Data section =
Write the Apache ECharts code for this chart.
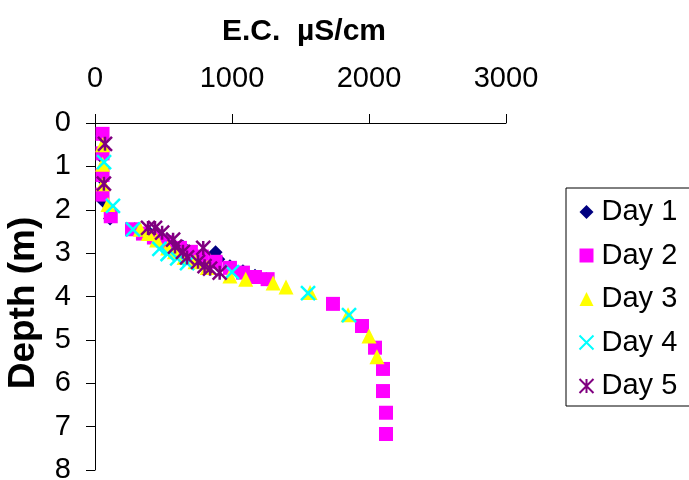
<!DOCTYPE html>
<html>
<head>
<meta charset="utf-8">
<script src="https://cdn.jsdelivr.net/npm/echarts@6/dist/echarts.min.js"></script>
<style>html,body{margin:0;padding:0;background:#fff}#c{width:689px;height:480px}</style>
</head>
<body>
<div id="c"></div>
<script>
const seriesNames = ['Day 1','Day 2','Day 3','Day 4','Day 5'];
const xTicks = [0, 1000, 2000, 3000];
const yTicks = [0,1,2,3,4,5,6,7,8];
// [E.C. µS/cm, depth m]
const day1 = [[50,0.3],[55,0.8],[55,1.3],[60,1.8],[110,2.2],[290,2.45],[400,2.55],[520,2.72],[640,2.85],[880,2.98],[900,3.14],[985,3.3],[1080,3.42],[1168,3.52],[1250,3.6]];
const day2 = [[55,0.25],[55,0.7],[55,1.2],[55,1.65],[115,2.15],[270,2.45],[350,2.55],[430,2.64],[520,2.75],[620,2.88],[700,2.97],[780,3.08],[880,3.2],[985,3.34],[1080,3.45],[1168,3.55],[1260,3.6],[1737,4.17],[1949,4.68],[2044,5.18],[2102,5.67],[2102,6.18],[2124,6.68],[2124,7.17]];
const day3 = [[55,0.5],[55,0.95],[60,1.4],[95,1.88],[330,2.45],[390,2.55],[450,2.7],[530,2.88],[580,2.97],[650,3.1],[730,3.2],[820,3.33],[985,3.53],[1100,3.6],[1300,3.69],[1394,3.78],[1570,3.91],[1847,4.42],[2000,4.91],[2058,5.39]];
const day4 = [[66,0.9],[131,1.91],[277,2.45],[470,2.9],[530,3.02],[600,3.12],[672,3.23],[1000,3.44],[1555,3.92],[1854,4.43]];
const day5 = [[73,0.48],[65,1.4],[387,2.42],[438,2.42],[490,2.53],[570,2.69],[584,2.85],[642,2.97],[672,3.1],[790,2.88],[752,3.2],[800,3.3],[840,3.36],[910,3.45]];

const FONT = 'Liberation Sans, Arial, sans-serif';
const chart = echarts.init(document.getElementById('c'), null, {renderer:'canvas'});
const xPath = 'path://M0,0L10,10M10,0L0,10';
const starPath = 'path://M0,0L10,10M10,0L0,10M5,0L5,10';
chart.setOption({
  animation: false,
  backgroundColor: '#fff',
  title: {
    text: 'E.C.  µS/cm', left: 299, top: 12, textAlign: 'center',
    textStyle: {fontFamily: FONT, fontSize: 30, fontWeight: 'bold', color: '#000'}
  },
  graphic: [{
    type: 'text', x: 24, y: 303, rotation: Math.PI / 2,
    style: {text: 'Depth (m)', fontFamily: FONT, fontSize: 37, fontWeight: 'bold', fill: '#000', align: 'center', verticalAlign: 'middle'}
  }],
  grid: {left: 95, top: 123, width: 411, height: 347, containLabel: false, outerBoundsMode: 'none'},
  xAxis: {
    type: 'value', position: 'top', min: xTicks[0], max: xTicks[xTicks.length-1], interval: 1000,
    axisLine: {show: true, onZero: false, lineStyle: {color: '#000', width: 1}},
    axisTick: {show: true, inside: false, length: 9, lineStyle: {color: '#000'}},
    axisLabel: {fontFamily: FONT, fontSize: 29, color: '#000', margin: 30, formatter: v => String(v)},
    splitLine: {show: false}
  },
  yAxis: {
    type: 'value', inverse: true, min: yTicks[0], max: yTicks[yTicks.length-1], interval: 1,
    axisLine: {show: true, onZero: false, lineStyle: {color: '#000', width: 1}},
    axisTick: {show: true, inside: false, length: 9, lineStyle: {color: '#000'}},
    axisLabel: {fontFamily: FONT, fontSize: 29, color: '#000', margin: 24, formatter: v => String(v)},
    splitLine: {show: false}
  },
  legend: {
    orient: 'vertical', left: 566, top: 188,
    padding: [9, 100, 5, 11], itemGap: 13.5, itemWidth: 14, itemHeight: 14,
    borderColor: '#000', borderWidth: 1,
    textStyle: {fontFamily: FONT, fontSize: 29, color: '#000', lineHeight: 30, padding: [0,0,0,3]},
    data: seriesNames
  },
  series: [
    {name: seriesNames[0], type: 'scatter', data: day1, symbol: 'diamond', symbolSize: 14, itemStyle: {color: '#000080', opacity: 1}},
    {name: seriesNames[1], type: 'scatter', data: day2, symbol: 'rect', symbolSize: 14, itemStyle: {color: '#FF00FF', opacity: 1}},
    {name: seriesNames[2], type: 'scatter', data: day3, symbol: 'triangle', symbolSize: 15, itemStyle: {color: '#FFFF00', opacity: 1}},
    {name: seriesNames[3], type: 'scatter', data: day4, symbol: xPath, symbolSize: 14, itemStyle: {color: 'none', borderColor: '#00FFFF', borderWidth: 2.5, opacity: 1}},
    {name: seriesNames[4], type: 'scatter', data: day5, symbol: starPath, symbolSize: 14, itemStyle: {color: 'none', borderColor: '#800080', borderWidth: 2.5, opacity: 1}}
  ]
});
</script>
</body>
</html>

What is needed =
Copy out the whole listing exactly, and don't carry over any pictures.

Response to this exercise =
Write the Apache ECharts code for this chart.
<!DOCTYPE html>
<html>
<head>
<meta charset="utf-8">
<script src="https://cdn.jsdelivr.net/npm/echarts@6/dist/echarts.min.js"></script>
<style>html,body{margin:0;padding:0;background:#fff}#c{width:689px;height:480px}</style>
</head>
<body>
<div id="c"></div>
<script>
const seriesNames = ['Day 1','Day 2','Day 3','Day 4','Day 5'];
const xTicks = [0, 1000, 2000, 3000];
const yTicks = [0,1,2,3,4,5,6,7,8];
// [E.C. µS/cm, depth m]
const day1 = [[50,0.3],[55,0.8],[55,1.3],[60,1.8],[110,2.2],[290,2.45],[400,2.55],[520,2.72],[640,2.85],[880,2.98],[900,3.14],[985,3.3],[1080,3.42],[1168,3.52],[1250,3.6]];
const day2 = [[55,0.25],[55,0.7],[55,1.2],[55,1.65],[115,2.15],[270,2.45],[350,2.55],[430,2.64],[520,2.75],[620,2.88],[700,2.97],[780,3.08],[880,3.2],[985,3.34],[1080,3.45],[1168,3.55],[1260,3.6],[1737,4.17],[1949,4.68],[2044,5.18],[2102,5.67],[2102,6.18],[2124,6.68],[2124,7.17]];
const day3 = [[55,0.5],[55,0.95],[60,1.4],[95,1.88],[330,2.45],[390,2.55],[450,2.7],[530,2.88],[580,2.97],[650,3.1],[730,3.2],[820,3.33],[985,3.53],[1100,3.6],[1300,3.69],[1394,3.78],[1570,3.91],[1847,4.42],[2000,4.91],[2058,5.39]];
const day4 = [[66,0.9],[131,1.91],[277,2.45],[470,2.9],[530,3.02],[600,3.12],[672,3.23],[1000,3.44],[1555,3.92],[1854,4.43]];
const day5 = [[73,0.48],[65,1.4],[387,2.42],[438,2.42],[490,2.53],[570,2.69],[584,2.85],[642,2.97],[672,3.1],[790,2.88],[752,3.2],[800,3.3],[840,3.36],[910,3.45]];

const FONT = 'Liberation Sans, Arial, sans-serif';
const chart = echarts.init(document.getElementById('c'), null, {renderer:'canvas'});
const xPath = 'path://M0,0L10,10M10,0L0,10';
const starPath = 'path://M0,0L10,10M10,0L0,10M5,0L5,10';
chart.setOption({
  animation: false,
  backgroundColor: '#fff',
  title: {
    text: 'E.C.  µS/cm', left: 299, top: 12, textAlign: 'center',
    textStyle: {fontFamily: FONT, fontSize: 30, fontWeight: 'bold', color: '#000'}
  },
  graphic: [{
    type: 'text', x: 24, y: 303, rotation: Math.PI / 2,
    style: {text: 'Depth (m)', fontFamily: FONT, fontSize: 37, fontWeight: 'bold', fill: '#000', align: 'center', verticalAlign: 'middle'}
  }],
  grid: {left: 95, top: 123, width: 411, height: 347, containLabel: false, outerBoundsMode: 'none'},
  xAxis: {
    type: 'value', position: 'top', min: xTicks[0], max: xTicks[xTicks.length-1], interval: 1000,
    axisLine: {show: true, onZero: false, lineStyle: {color: '#000', width: 1}},
    axisTick: {show: true, inside: false, length: 9, lineStyle: {color: '#000'}},
    axisLabel: {fontFamily: FONT, fontSize: 29, color: '#000', margin: 30, formatter: v => String(v)},
    splitLine: {show: false}
  },
  yAxis: {
    type: 'value', inverse: true, min: yTicks[0], max: yTicks[yTicks.length-1], interval: 1,
    axisLine: {show: true, onZero: false, lineStyle: {color: '#000', width: 1}},
    axisTick: {show: true, inside: false, length: 9, lineStyle: {color: '#000'}},
    axisLabel: {fontFamily: FONT, fontSize: 29, color: '#000', margin: 24, formatter: v => String(v)},
    splitLine: {show: false}
  },
  legend: {
    orient: 'vertical', left: 566, top: 188,
    padding: [9, 100, 5, 11], itemGap: 13.5, itemWidth: 14, itemHeight: 14,
    borderColor: '#000', borderWidth: 1,
    textStyle: {fontFamily: FONT, fontSize: 29, color: '#000', lineHeight: 30, padding: [0,0,0,3]},
    data: seriesNames
  },
  series: [
    {name: seriesNames[0], type: 'scatter', data: day1, symbol: 'diamond', symbolSize: 14, itemStyle: {color: '#000080', opacity: 1}},
    {name: seriesNames[1], type: 'scatter', data: day2, symbol: 'rect', symbolSize: 14, itemStyle: {color: '#FF00FF', opacity: 1}},
    {name: seriesNames[2], type: 'scatter', data: day3, symbol: 'triangle', symbolSize: 15, itemStyle: {color: '#FFFF00', opacity: 1}},
    {name: seriesNames[3], type: 'scatter', data: day4, symbol: xPath, symbolSize: 14, itemStyle: {color: 'none', borderColor: '#00FFFF', borderWidth: 2.5, opacity: 1}},
    {name: seriesNames[4], type: 'scatter', data: day5, symbol: starPath, symbolSize: 14, itemStyle: {color: 'none', borderColor: '#800080', borderWidth: 2.5, opacity: 1}}
  ]
});
</script>
</body>
</html>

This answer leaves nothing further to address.